In 2011, Nintendo made a conscious effort to revitalize the Pokémon brand with the Pokémon Black & White duology, which streamlined the battle system and introduced an entirely new lineup of characters in a new region based on New York City. These games were followed up with a direct numbered sequel in 2012, a first for the main series. 2012 also saw the release of Pokémon Conquest, a crossover with the Nobunaga's Ambition series of strategy role-playing games.

In 2012 and onwards, a surge in new JRPGs such as Xenoblade Chronicles, Persona 4 Golden, Fire Emblem Awakening, Shin Megami Tensei 4, Tales of Graces, Kingdom Hearts 3D: Dream Drop Distance, Etrian Odyssey IV: Legends of the Titan, Ni no Kuni: Wrath of the White Witch and Tales of Xillia are generally well received by fans of the genre and some critics while a number of popular WRPGs such as Mass Effect 3 and the PC version of Diablo III suffered from poor feedback by non-critic reviewers, especially on Metacritic. JRPG installments from mainstream franchises such as Paper Mario: Sticker Star performed well below expectations, continuing the decline of mainstream JRPG franchises except Pokémon.
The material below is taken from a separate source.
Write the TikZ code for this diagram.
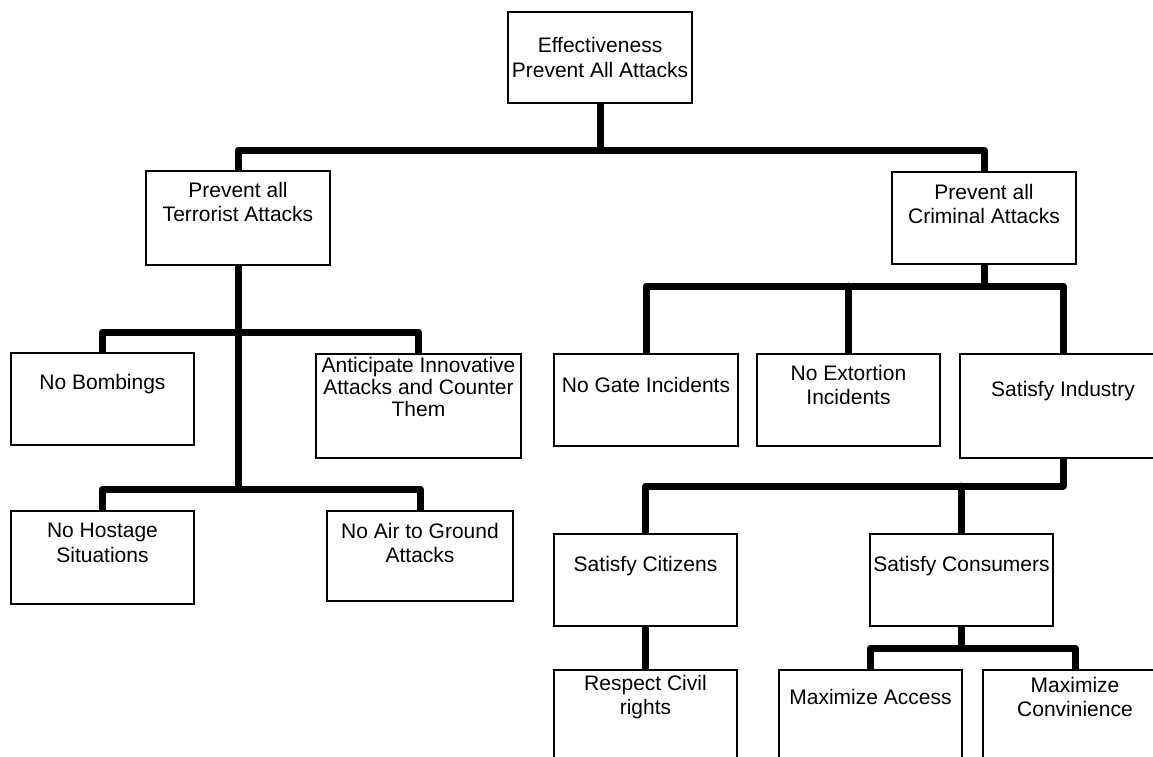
\documentclass[tikz,border=0pt]{standalone}
\usepackage{fontspec}
\setmainfont{Liberation Sans}
\begin{document}
\begin{tikzpicture}[x=1pt,y=-1pt,
  box/.style={draw=black, line width=2pt, fill=white, inner sep=0pt},
  lbl/.style={inner sep=0pt, align=center, font=\fontsize{21}{24.5}\selectfont},
  conn/.style={line width=7pt, line cap=round, line join=round}]
\clip (0,0) rectangle (1153,757);
\fill[white] (0,0) rectangle (1153,757);

% bar junctions
\coordinate (j0) at (600,150);
\coordinate (j1) at (238,332);
\coordinate (j2) at (238,489);
\coordinate (j3) at (984,286);
\coordinate (j4) at (1063,486);
\coordinate (j5) at (961.5,648);

% boxes (placed first so connectors can refer to them; redrawn on top below)
\begin{scope}[box/.append style={draw=none, fill=none}]
\node[box, minimum width=182, minimum height=89]  (top)   at (600,57.5)   {};
\node[box, minimum width=182, minimum height=92]  (terr)  at (238,218)    {};
\node[box, minimum width=182, minimum height=90]  (crim)  at (984,218)    {};
\node[box, minimum width=181, minimum height=90]  (bomb)  at (102.5,399)  {};
\node[box, minimum width=203, minimum height=102] (antic) at (418.5,406)  {};
\node[box, minimum width=181, minimum height=91]  (host)  at (102.5,557.5){};
\node[box, minimum width=184, minimum height=88]  (air)   at (420,556)    {};
\node[box, minimum width=182, minimum height=90]  (gate)  at (646,400)    {};
\node[box, minimum width=181, minimum height=90]  (ext)   at (848.5,400)  {};
\node[box, minimum width=204, minimum height=102] (ind)   at (1063,406)   {};
\node[box, minimum width=181, minimum height=90]  (cit)   at (645.5,580)  {};
\node[box, minimum width=181, minimum height=90]  (cons)  at (961.5,580)  {};
\node[box, minimum width=181, minimum height=110] (resp)  at (645.5,726)  {};
\node[box, minimum width=181, minimum height=110] (acc)   at (870.5,726)  {};
\node[box, minimum width=182, minimum height=110] (conv)  at (1075,726)   {};
\end{scope}

% connectors
\draw[conn] (top.south) -- (j0);
\draw[conn] (terr.north) |- (j0) -| (crim.north);

\draw[conn] (terr.south) -- (j2);
\draw[conn] (bomb.north) |- (j1) -| (antic.north);
\draw[conn] (host.north) |- (j2) -| (air.north);

\draw[conn] (crim.south) -- (j3);
\draw[conn] (gate.north) |- (j3) -| (ind.north);
\draw[conn] (ext.north) -- (ext.north |- j3);

\draw[conn] (ind.south) -- (j4);
\draw[conn] (cit.north) |- (j4);
\draw[conn] (cons.north) -- (cons.north |- j4);
\draw[conn] (cit.south) -- (resp.north);

\draw[conn] (cons.south) -- (j5);
\draw[conn] (acc.north) |- (j5) -| (conv.north);

% box outlines over the connector ends
\foreach \b in {top,terr,crim,bomb,antic,host,air,gate,ext,ind,cit,cons,resp,acc,conv}
  \draw[line width=2pt, fill=white] (\b.north west) rectangle (\b.south east);

% labels
\node[lbl] (topT)   at (top.center)                {Effectiveness\\Prevent All Attacks};
\node[lbl] (terrT)  at ([yshift=-31pt]terr.north)  {Prevent all\\Terrorist Attacks};
\node[lbl] (crimT)  at ([yshift=-32pt]crim.north)  {Prevent all\\Criminal Attacks};
\node[lbl] (bombT)  at ([yshift=-31pt]bomb.north)  {No Bombings};
\node[lbl, font=\fontsize{21}{22}\selectfont] (anticT) at ([yshift=-33pt]antic.north) {Anticipate Innovative\\Attacks and Counter\\Them};
\node[lbl] (hostT)  at ([yshift=-32pt]host.north)  {No Hostage\\Situations};
\node[lbl] (airT)   at ([yshift=-32pt]air.north)   {No Air to Ground\\Attacks};
\node[lbl] (gateT)  at ([yshift=-31pt]gate.north)  {No Gate Incidents};
\node[lbl] (extT)   at ([yshift=-31pt]ext.north)   {No Extortion\\Incidents};
\node[lbl] (indT)   at ([yshift=-37pt]ind.north)   {Satisfy Industry};
\node[lbl] (citT)   at ([yshift=-32pt]cit.north)   {Satisfy Citizens};
\node[lbl] (consT)  at ([yshift=-32pt]cons.north)  {Satisfy Consumers};
\node[lbl] (respT)  at ([yshift=-27pt]resp.north)  {Respect Civil\\rights};
\node[lbl] (accT)   at ([yshift=-27pt]acc.north)   {Maximize Access};
\node[lbl] (convT)  at ([yshift=-27pt]conv.north)  {Maximize\\Convinience};
\end{tikzpicture}
\end{document}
With the exception of Pokémon games, individual JRPG sales continue to pale in comparison against individual WRPGs such as The Elder Scrolls V: Skyrim and Guild Wars 2. However, JRPGs released by Nintendo continue to prosper, with Dragon Quest IX, Fire Emblem Awakening, and Bravely Default selling well above expectations for the genre, and Final Fantasy XIV has reported such a strong revenue that Square Enix, its publisher, had expected turning a profit, so while certain games may still be ill-received, others are performing fairly well.
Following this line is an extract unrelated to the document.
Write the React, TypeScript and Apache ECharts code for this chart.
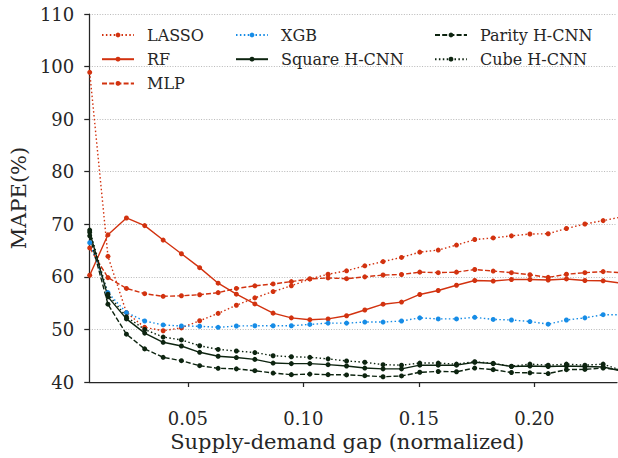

====New directions and renaissance (2010s–present)====
Hunting RPGs are a type of action RPG subgenre featuring the player and an optional team of up to three other players hunting down larger monsters with a set amount of time, using weapons crafted from the materials extracted from the map and/or from the monsters themselves. Unlike most RPG genres, the monsters have no health bars or hit points, but have stronger attack and defense stats, forcing the players to use survival items and coordinated strategies to eliminate a specific monster. First appeared in Capcom's Monster Hunter franchise, these games later expanded the hunting RPG genre into other games as well, such as Bandai Namco Entertainment's God Eater franchise.

Soulslike games are a relatively new genre born due to popularity of the Dark Souls series. Those games generally have common elements like high difficulty, high-risk combat with hard-hitting enemies, sparse checkpoints, and enemies dropping souls (or some other resource used for upgrading stats and/or weapons that is lost upon death), but the player has one chance to regain the dropped souls if they can reach the place of their death without dying again.

Since 2016, Japanese RPGs have been experiencing a resurgence, as part of a renaissance for the Japanese video game industry. In 2016, the global success of Pokémon Go helped Pokémon Sun and Moon set sales records around the world. Final Fantasy XV was also a major success, selling millions. There were also other Japanese RPGs that earned commercial success and/or critical acclaim that year, including Dragon Quest VII: Fragments of the Forgotten Past, Shin Megami Tensei IV: Apocalypse, Bravely Second, Fire Emblem Fates, Dragon Quest Builders, World of Final Fantasy, Exist Archive, and I am Setsuna.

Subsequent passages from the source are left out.